The red sun, enraged eyeball
sinking by its own bloody weight
through mustard gas green splotched sky
watches a big spidery brown hand touch
two white testicles of cotton
and the warped line on the yellow route sign
points straight up to nothing
amid nearly bare, needle-thorned plants
and the frail, slump-shouldered figure
in motley crawls on, face mercifully hidden
by the brim of a battered hat.
Review by Anne Evans
This ekphrastic poem describing the painting “Cotton Picker” by Robert Gwanthney intrigued me with its precise concrete descriptions of the objects. From labeling the red sun an “enraged eyeball” sinking with its own “bloody weight” to the “mustard gas green” sky, the diction and colors carry malevolent connotations and reference other historical atrocities, a fitting backdrop for the cotton picker, who reaches out for “two white testicles of cotton.” The poet’s choice of “testicle” works ambiguously here. Looking at the original painting, one can see how the image conjures male genitalia. Using the clinical term of human anatomy suggests the plant is more valued as a cash crop than the enslaved people and later economically enslaved sharecroppers who picked it. Likewise, the poet describes the human worker with animalistic imagery: the description of the “spidery brown hand,” and how it “crawls.” Thus the picker crawling on hands and knees is subjugated to being beneath the cotton boll, now elevated to this precious part of the human body, the potential site of reproduction, wealth, and lineage.
The final lines reinforce the mistreatment and depersonalization of the worker, yet, the word “mercifully” rehumanizes the picker, reminding readers it is a mercy to keep the identity hidden and anonymous within this degrading position. At the same time, both poem and painting give voice and dignity to the worker, whose plight is central to the canvas. Through the description of the sun watching as if “enraged,” the natural world protests this unjust economic system. In these ways the poem works successfully as a “poem of witness,” alerting readers to the disgrace of “man’s inhumanity to man.”

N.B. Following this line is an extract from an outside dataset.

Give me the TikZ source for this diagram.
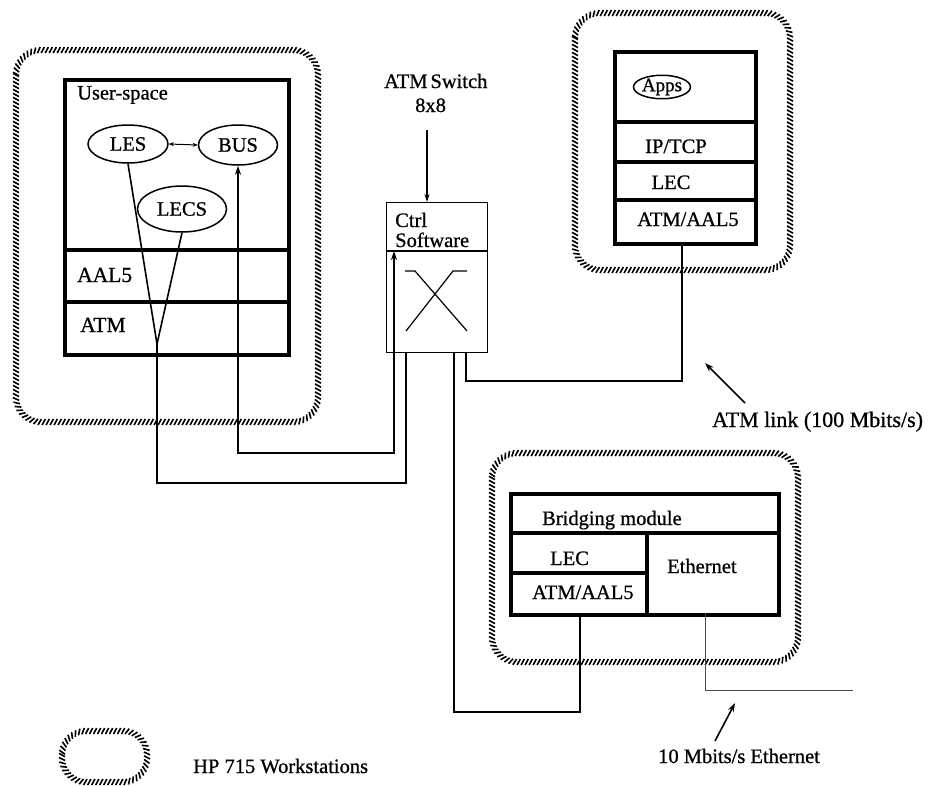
\documentclass[tikz,border=0pt]{standalone}
\usepackage{fontspec}
\setmainfont{Liberation Serif}[FakeBold=0.8]
\usetikzlibrary{arrows.meta,shapes.geometric,decorations.markings}
\begin{document}
\begin{tikzpicture}[x=1pt,y=-1pt,
  txt/.style={font=\fontsize{20.5}{24}\selectfont, inner sep=0pt},
  bigtxt/.style={font=\fontsize{21.5}{24}\selectfont, inner sep=0pt},
  layerbox/.style={draw, line width=3.5pt, inner sep=0pt, anchor=north west},
  sep/.style={line width=3.5pt},
  oval/.style={draw, ellipse, line width=1.5pt, inner sep=0pt, font=\fontsize{20.5}{24}\selectfont},
  wire/.style={line width=1.6pt},
  thinwire/.style={line width=1.1pt},
  tip/.style={-{Stealth[length=9pt,width=6pt]}},
  hatch/.style={postaction={decorate,decoration={markings,
     mark=between positions 0 and 1 step 4pt with {\draw[line width=1.6pt] (-1.6pt,-3pt) -- (1.6pt,3pt);}}}}
]
\useasboundingbox (0,0) rectangle (934,785);

% ---------- left workstation ----------
\path[hatch, rounded corners=25] (16,50) rectangle (318,422);
\node[layerbox, minimum width=224, minimum height=275] (lbox) at (63,78) {};
\draw[sep] (63,250) -- (287,250);
\draw[sep] (63,302) -- (287,302);
\node[txt, anchor=base west] (us) at (77,99.5) {User-space};
\node[oval, minimum width=80, minimum height=38] (les) at (128,144) {LES};
\node[oval, minimum width=79, minimum height=40] (bus) at (238,145) {BUS};
\node[oval, minimum width=89, minimum height=46] (lecs) at (182,209) {LECS};
\node[bigtxt, anchor=base west] (aal) at (77,282) {AAL5};
\node[bigtxt, anchor=base west] (atm) at (80,332) {ATM};
\draw[line width=1pt, {Stealth[length=5pt,width=4pt]}-{Stealth[length=5pt,width=4pt]}] (les.east) -- (bus.west);

% ---------- switch ----------
\node[txt, anchor=base west] (atms) at (384,88) {ATM\hspace{3pt}Switch};
\node[txt, anchor=base west] (n88) at (415,112) {8x8};
\node[draw, line width=1.4pt, minimum width=101, minimum height=150, inner sep=0pt, anchor=north west] (sw) at (386,202) {};
\draw[line width=1.4pt] (386,251) -- (487,251);
\node[txt, anchor=base west] (ctrl) at (395,227) {Ctrl};
\node[txt, anchor=base west] (soft) at (395,247) {Software};
\draw[line width=1.2pt] (405,271) -- (415,271) -- (467,331);
\draw[line width=1.2pt] (406,331) -- (453,271) -- (467,271);
\coordinate (swtop) at (427,130);
\draw[thinwire, -{Stealth[length=8pt,width=5pt]}] (swtop) -- (swtop |- sw.north);
\coordinate (swa) at (394,251);
\coordinate (swb) at (406,352);
\coordinate (swc) at (454,352);
\coordinate (swd) at (466,352);

% ---------- connectors from left ----------
\coordinate (conv) at (157,344);
\draw[wire] (les.south) -- (conv);
\draw[wire] (lecs.south) -- (conv) -- (157,483) -| (swb);
\draw[wire, {Stealth[length=9pt,width=6pt]}-{Stealth[length=9pt,width=6pt]}] (bus.south) -- (238,453) -| (swa);

% ---------- right workstation ----------
\path[hatch, rounded corners=25] (575,13) rectangle (790,270);
\node[layerbox, minimum width=141, minimum height=192] (rbox) at (613,50) {};
\draw[sep] (613,122) -- (754,122);
\draw[sep] (613,162) -- (754,162);
\draw[sep] (613,200) -- (754,200);
\node[oval, minimum width=57, minimum height=22, font=\fontsize{19}{20}\selectfont] (apps) at (662,87) {Apps};
\node[txt, anchor=base] (iptcp) at (676,153) {IP/TCP};
\node[txt, anchor=base] (lec1) at (671,189) {LEC};
\node[txt, anchor=base] (atma1) at (688,226) {ATM/AAL5};
\coordinate (rb) at (682,242);
\draw[wire] (swd) -- (466,381) -| (rb);

\coordinate (l1s) at (745,403);
\coordinate (l1e) at (705,363);
\draw[wire, tip] (l1s) -- (l1e);
\node[txt, font=\fontsize{22}{24}\selectfont, anchor=base west] (atmlink) at (712,427) {ATM link (100 Mbits/s)};

% ---------- bridging workstation ----------
\path[hatch, rounded corners=25] (492,453) rectangle (798,662);
\node[layerbox, minimum width=268, minimum height=121] (bbox) at (509,492) {};
\draw[sep] (509,533) -- (777,533);
\draw[sep] (647,533) -- (647,613);
\draw[sep] (509,573) -- (647,573);
\node[txt, anchor=base west] (bridge) at (542,525) {Bridging module};
\node[txt, anchor=base west] (lec2) at (550,565) {LEC};
\node[txt, anchor=base west] (atma2) at (532,599) {ATM/AAL5};
\node[txt, anchor=base west] (ethn) at (667,573) {Ethernet};
\coordinate (bb) at (580,613);
\draw[wire] (swc) -- (454,712) -| (bb);
\coordinate (eb) at (705,613);
\coordinate (eend) at (853,690);
\draw[line width=1pt, black!70] (eb) |- (eend);
\coordinate (e1s) at (715,741);
\coordinate (e1e) at (735,703);
\draw[wire, tip] (e1s) -- (e1e);
\node[txt, anchor=base west] (eth10) at (658,763) {10 Mbits/s Ethernet};

% ---------- legend ----------
\path[hatch, rounded corners=24] (62,731) rectangle (147,782);
\node[txt, anchor=base west] (legend) at (193,773) {HP 715 Workstations};
\end{tikzpicture}
\end{document}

Review by Massimo Fantuzzi
Narration of a narration (the homonymous painting). All the elements are reproduced with precision and yet, and yet, like in a game of mirrors, of Chinese whispers, the writer and the painter on one side, the reader and the spectator on the other, each one tells and reads and sees their own story. The exercise/fun would be to re-write this poem, not having looked at the painting, pass it on, ask somebody else to re-write it, and so on and so on, to finally see, after six-ten passes, how far we’ve landed from the original picture.